Dataset section:
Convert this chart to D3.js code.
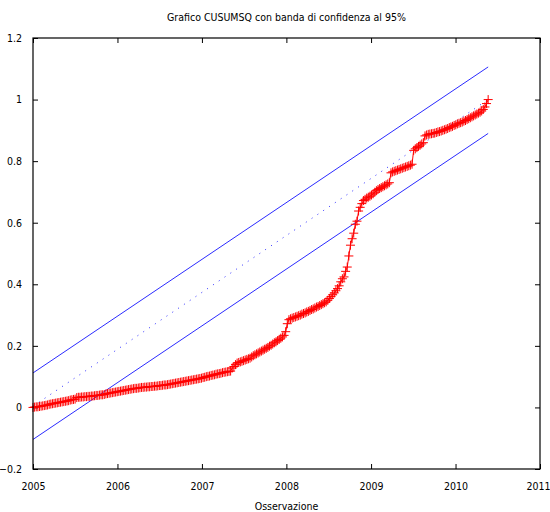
<!DOCTYPE html>
<html>
<head>
<meta charset="utf-8">
<script src="https://cdn.jsdelivr.net/npm/d3@7"></script>
<style>
  body { margin: 0; background: #fff; }
  text { font-family: "DejaVu Sans Condensed", "DejaVu Sans", sans-serif; font-size: 10.5px; fill: #000; }
</style>
</head>
<body>
<div id="chart"></div>
<script>
// weekly observations starting at the first week of 2005
var startDate = new Date(2005, 0, 1)

var cusumsq = [
  0.000, 0.001, 0.002, 0.002, 0.003, 0.004, 0.005, 0.006, 0.007, 0.008, 0.010, 0.011, 0.012, 0.013,
  0.014, 0.015, 0.016, 0.017, 0.018, 0.019, 0.020, 0.021, 0.022, 0.024, 0.025, 0.026, 0.027, 0.032,
  0.033, 0.033, 0.034, 0.034, 0.035, 0.035, 0.036, 0.036, 0.037, 0.037, 0.038, 0.039, 0.039, 0.040,
  0.041, 0.041, 0.042, 0.044, 0.045, 0.046, 0.047, 0.048, 0.049, 0.050, 0.051,
  0.052, 0.053, 0.054, 0.055, 0.056, 0.057, 0.058, 0.059, 0.060, 0.061, 0.062, 0.062, 0.063, 0.064,
  0.065, 0.065, 0.066, 0.066, 0.067, 0.067, 0.068, 0.068, 0.069, 0.069, 0.070, 0.071, 0.071, 0.072,
  0.073, 0.073, 0.074,
  0.075, 0.076, 0.077, 0.078, 0.079, 0.080, 0.081, 0.082, 0.083, 0.084, 0.085, 0.086, 0.087, 0.088,
  0.089, 0.090, 0.091, 0.092, 0.093, 0.094, 0.095, 0.097, 0.098, 0.100,
  0.101, 0.102, 0.104, 0.105, 0.106, 0.108, 0.109, 0.110, 0.111, 0.113, 0.114, 0.115, 0.116, 0.117,
  0.118, 0.128,
  0.133, 0.139, 0.144, 0.146, 0.148, 0.150, 0.152, 0.154, 0.156, 0.158, 0.160, 0.164, 0.168, 0.171,
  0.174, 0.177, 0.180, 0.183, 0.186, 0.189, 0.192, 0.195, 0.199, 0.202, 0.206, 0.210, 0.213, 0.217,
  0.221,
  0.225, 0.229, 0.234, 0.246, 0.272, 0.285, 0.288, 0.290,
  0.292, 0.294, 0.296, 0.298, 0.300, 0.303, 0.305, 0.307, 0.310, 0.312, 0.315, 0.318, 0.320, 0.323,
  0.326, 0.328, 0.331, 0.334, 0.337, 0.340, 0.343, 0.348, 0.354,
  0.360, 0.366, 0.372, 0.379, 0.386, 0.395, 0.408, 0.418, 0.424, 0.442, 0.456, 0.492, 0.527, 0.548,
  0.566, 0.595, 0.605, 0.638, 0.650, 0.662, 0.672,
  0.676, 0.680, 0.683, 0.686, 0.690, 0.694, 0.699, 0.704, 0.708, 0.711, 0.714, 0.717, 0.720, 0.723,
  0.726, 0.730,
  0.762, 0.765, 0.767, 0.769, 0.771, 0.773, 0.775, 0.777, 0.779, 0.781, 0.783, 0.785, 0.787, 0.790,
  0.835, 0.840, 0.844, 0.848, 0.852, 0.856, 0.860,
  0.882, 0.885, 0.887, 0.888, 0.889, 0.890, 0.891, 0.893, 0.895, 0.896, 0.898, 0.900, 0.902, 0.904,
  0.906, 0.909, 0.911, 0.913, 0.916, 0.918, 0.921, 0.923, 0.925, 0.927, 0.930, 0.932, 0.935, 0.938,
  0.941, 0.944, 0.947, 0.950, 0.953, 0.956, 0.959, 0.963, 0.968, 0.976, 0.987, 1.000
]

// straight lines between first and last observation
var expected  = [0.004, 1.000]
var upperBand = [0.112, 1.106]
var lowerBand = [-0.104, 0.890]

var xTickYears = [2005, 2006, 2007, 2008, 2009, 2010, 2011]
var yTicks = [-0.2, 0, 0.2, 0.4, 0.6, 0.8, 1, 1.2]

var title = "Grafico CUSUMSQ con banda di confidenza al 95%"
var xLabel = "Osservazione"

var margin = {top: 38, right: 10, bottom: 43, left: 33},
    width = 550 - margin.left - margin.right,
    height = 512 - margin.top - margin.bottom;

var svgRoot = d3.select("#chart")
  .append("svg")
    .attr("width", 550)
    .attr("height", 512)

var svg = svgRoot.append("g")
    .attr("transform", "translate(" + margin.left + "," + margin.top + ")");

var data = cusumsq.map(function(v, i) {
  return {date: d3.timeWeek.offset(startDate, i), value: v}
})
var firstDate = data[0].date,
    lastDate = data[data.length - 1].date

var x = d3.scaleTime()
  .domain([new Date(2005, 0, 1), new Date(2011, 0, 1)])
  .range([0, width])

var y = d3.scaleLinear()
  .domain([-0.2, 1.2])
  .range([height, 0])

var xTicks = xTickYears.map(function(yr) { return new Date(yr, 0, 1) })

// bottom axis, ticks pointing inside
var xAxisG = svg.append("g")
  .attr("transform", "translate(0," + height + ")")
  .call(d3.axisBottom(x).tickValues(xTicks).tickSizeInner(-5).tickSizeOuter(0)
    .tickPadding(14).tickFormat(d3.timeFormat("%Y")))
  .call(function(g) { g.select(".domain").remove() })

// the last year label sits against the window edge
xAxisG.selectAll(".tick text")
  .filter(function(d, i) { return i === xTicks.length - 1 })
  .attr("dx", -2)

// top mirror ticks
svg.append("g")
  .call(d3.axisTop(x).tickValues(xTicks).tickSizeInner(-5).tickSizeOuter(0).tickFormat(""))
  .call(function(g) { g.select(".domain").remove() })

svg.append("g")
  .call(d3.axisLeft(y).tickValues(yTicks).tickSizeInner(-5).tickSizeOuter(0)
    .tickPadding(11).tickFormat(d3.format("")))
  .call(function(g) { g.select(".domain").remove() })

svg.append("g")
  .attr("transform", "translate(" + width + ",0)")
  .call(d3.axisRight(y).tickValues(yTicks).tickSizeInner(-5).tickSizeOuter(0).tickFormat(""))
  .call(function(g) { g.select(".domain").remove() })

svg.selectAll(".tick line").attr("stroke", "#000")
svg.selectAll(".tick text").style("font-size", "10.5px")
  .style("font-family", '"DejaVu Sans Condensed", "DejaVu Sans", sans-serif')

var line = d3.line()
  .x(function(d) { return x(d.date) })
  .y(function(d) { return y(d.value) })

function endPoints(pair) {
  return [{date: firstDate, value: pair[0]}, {date: lastDate, value: pair[1]}]
}

// confidence band
svg.append("path")
  .datum(endPoints(upperBand))
  .attr("fill", "none")
  .attr("stroke", "#2b2bff")
  .attr("stroke-width", 1)
  .attr("d", line)

svg.append("path")
  .datum(endPoints(lowerBand))
  .attr("fill", "none")
  .attr("stroke", "#2b2bff")
  .attr("stroke-width", 1)
  .attr("d", line)

svg.append("path")
  .datum(endPoints(expected))
  .attr("fill", "none")
  .attr("stroke", "#2b2bff")
  .attr("stroke-width", 1)
  .attr("stroke-dasharray", "1,6")
  .attr("d", line)

// cusumsq with + markers
svg.append("path")
  .datum(data)
  .attr("fill", "none")
  .attr("stroke", "#ff0000")
  .attr("stroke-width", 1)
  .attr("d", line)

var s = 4.5
svg.append("g")
  .selectAll("path")
  .data(data)
  .enter()
  .append("path")
    .attr("fill", "none")
    .attr("stroke", "#ff0000")
    .attr("stroke-width", 1)
    .attr("d", function(d) {
      var cx = x(d.date), cy = y(d.value)
      return "M" + (cx - s) + "," + cy + "H" + (cx + s) + "M" + cx + "," + (cy - s) + "V" + (cy + s)
    })

// frame
svg.append("rect")
  .attr("width", width)
  .attr("height", height)
  .attr("fill", "none")
  .attr("stroke", "#000")
  .attr("stroke-width", 1.2)

svgRoot.append("text")
  .attr("x", margin.left + width / 2)
  .attr("y", 21)
  .attr("text-anchor", "middle")
  .text(title)

svgRoot.append("text")
  .attr("x", margin.left + width / 2)
  .attr("y", 510)
  .attr("text-anchor", "middle")
  .text(xLabel)
</script>
</body>
</html>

What this task involves:
In the lines above, locate the string "chart". Copy every line where it occurs.

Worked solution:
Convert this chart to D3.js code.
<div id="chart"></div>
var svgRoot = d3.select("#chart")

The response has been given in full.